Carlos Orellana, head of the livestock protection department at Chile's agriculture and livestock agency SAG, said it was a "limited event" and authorities had not found any more cases in the area.

"This is a very limited event, our monitoring in the peripheral region continues to give us negative results," Orellana commented during a press conference in Santiago, adding that the dead birds represented a small fraction of the 30 million poultry in the country.

"We hope to get this situation under control and for Chile to regain its status as a country without highly pathogenic avian influenza," he said.

The outbreak was discovered on Monday at a plant belonging to meat producer Agrosuper in Rancagua in central Chile, prompting the government to suspend chicken exports for a period of 28 days.

Bird flu is spreading to more and more countries

Cases of bird flu, mostly in wild animals, have been detected in Chile since late last year.

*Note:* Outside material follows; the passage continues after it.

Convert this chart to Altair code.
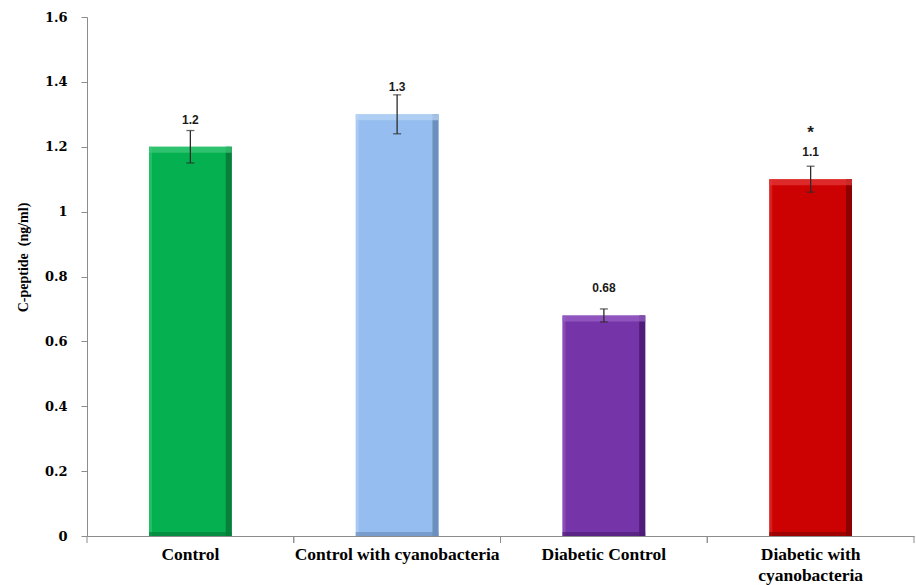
import altair as alt
import pandas as pd

# Serum C-peptide by treatment group (mean ± error)
groups = ["Control", "Control with cyanobacteria", "Diabetic Control", "Diabetic with cyanobacteria"]
means = [1.2, 1.3, 0.68, 1.1]
errors = [0.05, 0.06, 0.02, 0.04]
value_labels = ["1.2", "1.3", "0.68", "1.1"]
significance = ["", "", "", "*"]

fill_colors = ["#05B050", "#95BDEF", "#7535A8", "#CC0202"]
top_colors = ["#3FCB7A", "#BBD6F7", "#9A63C6", "#E43B3B"]
edge_colors = ["#06803A", "#6C90BD", "#4F1C78", "#8C0000"]

df = pd.DataFrame({
    "group": groups,
    "mean": means,
    "lo": [m - e for m, e in zip(means, errors)],
    "hi": [m + e for m, e in zip(means, errors)],
    "label": value_labels,
    "sig": significance,
    "fill": fill_colors,
    "top": top_colors,
    "edge": edge_colors,
})

W, H = 827, 519
step = W / 4.0
bandw = step * 0.4
axis_gray = "#8C8C8C"

x = alt.X(
    "group:N",
    sort=groups,
    scale=alt.Scale(paddingInner=0.6, paddingOuter=0.3),
    axis=alt.Axis(
        title=None,
        labelAngle=0,
        ticks=False,
        domainColor=axis_gray,
        domainWidth=1,
        labelFont="Liberation Serif",
        labelFontWeight="bold",
        labelFontSize=17.5,
        labelColor="#000000",
        labelPadding=9,
        labelLineHeight=21,
        labelLimit=400,
        labelExpr="datum.label == 'Diabetic with cyanobacteria' ? ['Diabetic with', 'cyanobacteria'] : datum.label",
    ),
)
yscale = alt.Scale(domain=[0, 1.6], nice=False, zero=True)
y = alt.Y(
    "mean:Q",
    scale=yscale,
    axis=alt.Axis(
        title="C-peptide\u00a0\u00a0(ng/ml)",
        values=[0, 0.2, 0.4, 0.6, 0.8, 1.0, 1.2, 1.4, 1.6],
        format=".1~f",
        grid=False,
        domainColor=axis_gray,
        tickColor=axis_gray,
        tickSize=6,
        labelFont="DejaVu Serif",
        labelFontWeight="bold",
        labelFontSize=13,
        labelColor="#000000",
        labelPadding=14,
        titleFont="Liberation Serif",
        titleFontWeight="bold",
        titleFontSize=14,
        titleColor="#000000",
        titlePadding=14,
        titleY=240,
    ),
)

base = alt.Chart(df).encode(x=x)

bars = base.mark_bar(size=bandw).encode(
    y=y, y2=alt.datum(0), color=alt.Color("fill:N", scale=None)
)
right_edge = base.mark_bar(width=6, xOffset=bandw / 2 - 3).encode(
    y=alt.Y("mean:Q", scale=yscale), y2=alt.datum(0), color=alt.Color("edge:N", scale=None)
)
left_edge = base.mark_bar(width=3, xOffset=-bandw / 2 + 1.5, opacity=0.5).encode(
    y=alt.Y("mean:Q", scale=yscale), y2=alt.datum(0), color=alt.Color("top:N", scale=None)
)
top_bevel = base.mark_tick(size=bandw, thickness=6, yOffset=3).encode(
    y=alt.Y("mean:Q", scale=yscale), color=alt.Color("top:N", scale=None)
)
bottom_bevel = base.mark_tick(size=bandw, thickness=4, yOffset=-2).encode(
    y=alt.datum(0, scale=yscale), color=alt.Color("edge:N", scale=None)
)

err_color = "#2B2B2B"
stems = base.mark_rule(color=err_color, strokeWidth=1.3).encode(
    y=alt.Y("lo:Q", scale=yscale), y2="hi:Q"
)
caps_hi = base.mark_tick(color=err_color, size=8, thickness=1.3).encode(
    y=alt.Y("hi:Q", scale=yscale)
)
caps_lo = base.mark_tick(color=err_color, size=8, thickness=1.3).encode(
    y=alt.Y("lo:Q", scale=yscale)
)

labels = base.mark_text(
    dy=-27, font="Liberation Sans", fontWeight="bold", fontSize=12, color="#1A1A1A"
).encode(y=alt.Y("mean:Q", scale=yscale), text="label:N")
stars = base.mark_text(
    dy=-46, font="Liberation Sans", fontWeight="bold", fontSize=17, color="#1A1A1A"
).encode(y=alt.Y("mean:Q", scale=yscale), text="sig:N")

# category separator ticks under the x axis
ticks_left = base.mark_rule(color=axis_gray, xOffset=-step / 2).encode(
    y=alt.value(H), y2=alt.value(H + 7)
)
ticks_right = base.mark_rule(color=axis_gray, xOffset=step / 2).encode(
    y=alt.value(H), y2=alt.value(H + 7)
)

chart = alt.layer(
    bars, left_edge, right_edge, top_bevel, bottom_bevel,
    stems, caps_hi, caps_lo, labels, stars, ticks_left, ticks_right,
).properties(
    width=W,
    height=H,
    autosize=alt.AutoSizeParams(type="none"),
    padding={"left": 87, "top": 17, "right": 2, "bottom": 49},
    background="#FFFFFF",
).configure_view(stroke=None)

chart.save("out.html", embed_options={"renderer": "svg", "actions": False})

Argentina confirmed its first case in industrial poultry last month, prompting it to suspend exports of poultry products.

Brazil, the world's largest chicken exporter, still remains bird flu-free but has investigated several suspected cases.

South American health authorities established a regional technical committee earlier this month to deal with bird flu outbreaks.

Ximena Aguilera, Chile's health minister, said that although there have been cases of marine mammal infections in the country, there has been no human-to-human transmission, but the ministry is closely monitoring workers and people who have been exposed to bird flu.